WRITTEN INSTRUCTION – Print the listing below exactly.

### DATA PROVIDED

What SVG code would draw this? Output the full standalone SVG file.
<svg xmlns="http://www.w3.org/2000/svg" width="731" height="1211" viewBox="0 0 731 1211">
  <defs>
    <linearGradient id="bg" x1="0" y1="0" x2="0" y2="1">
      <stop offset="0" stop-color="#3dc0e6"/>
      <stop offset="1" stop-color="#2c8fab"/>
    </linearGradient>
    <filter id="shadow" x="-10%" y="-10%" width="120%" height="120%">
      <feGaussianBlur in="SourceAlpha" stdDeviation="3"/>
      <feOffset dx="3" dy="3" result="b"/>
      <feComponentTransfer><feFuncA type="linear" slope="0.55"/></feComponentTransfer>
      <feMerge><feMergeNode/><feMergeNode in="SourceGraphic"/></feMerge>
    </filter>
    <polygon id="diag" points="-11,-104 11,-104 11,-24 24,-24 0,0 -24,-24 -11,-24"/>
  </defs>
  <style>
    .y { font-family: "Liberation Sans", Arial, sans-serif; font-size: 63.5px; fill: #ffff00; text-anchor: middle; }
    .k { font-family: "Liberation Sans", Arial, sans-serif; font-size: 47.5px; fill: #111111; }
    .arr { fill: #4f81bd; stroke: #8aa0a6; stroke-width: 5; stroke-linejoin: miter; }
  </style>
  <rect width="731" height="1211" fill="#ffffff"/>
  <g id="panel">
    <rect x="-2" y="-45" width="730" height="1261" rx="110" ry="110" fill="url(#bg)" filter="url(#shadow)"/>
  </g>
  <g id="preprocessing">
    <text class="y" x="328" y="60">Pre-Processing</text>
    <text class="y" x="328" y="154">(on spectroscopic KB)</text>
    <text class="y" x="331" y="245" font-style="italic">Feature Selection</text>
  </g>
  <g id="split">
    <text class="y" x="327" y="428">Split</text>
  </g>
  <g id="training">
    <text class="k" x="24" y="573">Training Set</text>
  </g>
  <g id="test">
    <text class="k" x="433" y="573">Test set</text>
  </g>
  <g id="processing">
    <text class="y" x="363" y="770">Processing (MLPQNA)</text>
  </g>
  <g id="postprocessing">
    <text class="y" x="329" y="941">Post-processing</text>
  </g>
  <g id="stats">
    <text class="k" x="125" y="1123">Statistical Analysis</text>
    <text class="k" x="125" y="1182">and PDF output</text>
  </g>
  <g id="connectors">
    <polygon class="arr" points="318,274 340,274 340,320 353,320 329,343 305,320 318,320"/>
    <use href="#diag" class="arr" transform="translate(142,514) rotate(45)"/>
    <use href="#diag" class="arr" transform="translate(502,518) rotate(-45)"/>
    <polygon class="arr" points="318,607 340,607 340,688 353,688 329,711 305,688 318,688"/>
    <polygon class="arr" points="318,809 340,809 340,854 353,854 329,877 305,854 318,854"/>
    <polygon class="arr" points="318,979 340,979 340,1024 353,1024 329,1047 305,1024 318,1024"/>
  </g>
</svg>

######

ANSWER –
What SVG code would draw this? Output the full standalone SVG file.
<svg xmlns="http://www.w3.org/2000/svg" width="731" height="1211" viewBox="0 0 731 1211">
  <defs>
    <linearGradient id="bg" x1="0" y1="0" x2="0" y2="1">
      <stop offset="0" stop-color="#3dc0e6"/>
      <stop offset="1" stop-color="#2c8fab"/>
    </linearGradient>
    <filter id="shadow" x="-10%" y="-10%" width="120%" height="120%">
      <feGaussianBlur in="SourceAlpha" stdDeviation="3"/>
      <feOffset dx="3" dy="3" result="b"/>
      <feComponentTransfer><feFuncA type="linear" slope="0.55"/></feComponentTransfer>
      <feMerge><feMergeNode/><feMergeNode in="SourceGraphic"/></feMerge>
    </filter>
    <polygon id="diag" points="-11,-104 11,-104 11,-24 24,-24 0,0 -24,-24 -11,-24"/>
  </defs>
  <style>
    .y { font-family: "Liberation Sans", Arial, sans-serif; font-size: 63.5px; fill: #ffff00; text-anchor: middle; }
    .k { font-family: "Liberation Sans", Arial, sans-serif; font-size: 47.5px; fill: #111111; }
    .arr { fill: #4f81bd; stroke: #8aa0a6; stroke-width: 5; stroke-linejoin: miter; }
  </style>
  <rect width="731" height="1211" fill="#ffffff"/>
  <g id="panel">
    <rect x="-2" y="-45" width="730" height="1261" rx="110" ry="110" fill="url(#bg)" filter="url(#shadow)"/>
  </g>
  <g id="preprocessing">
    <text class="y" x="328" y="60">Pre-Processing</text>
    <text class="y" x="328" y="154">(on spectroscopic KB)</text>
    <text class="y" x="331" y="245" font-style="italic">Feature Selection</text>
  </g>
  <g id="split">
    <text class="y" x="327" y="428">Split</text>
  </g>
  <g id="training">
    <text class="k" x="24" y="573">Training Set</text>
  </g>
  <g id="test">
    <text class="k" x="433" y="573">Test set</text>
  </g>
  <g id="processing">
    <text class="y" x="363" y="770">Processing (MLPQNA)</text>
  </g>
  <g id="postprocessing">
    <text class="y" x="329" y="941">Post-processing</text>
  </g>
  <g id="stats">
    <text class="k" x="125" y="1123">Statistical Analysis</text>
    <text class="k" x="125" y="1182">and PDF output</text>
  </g>
  <g id="connectors">
    <polygon class="arr" points="318,274 340,274 340,320 353,320 329,343 305,320 318,320"/>
    <use href="#diag" class="arr" transform="translate(142,514) rotate(45)"/>
    <use href="#diag" class="arr" transform="translate(502,518) rotate(-45)"/>
    <polygon class="arr" points="318,607 340,607 340,688 353,688 329,711 305,688 318,688"/>
    <polygon class="arr" points="318,809 340,809 340,854 353,854 329,877 305,854 318,854"/>
    <polygon class="arr" points="318,979 340,979 340,1024 353,1024 329,1047 305,1024 318,1024"/>
  </g>
</svg>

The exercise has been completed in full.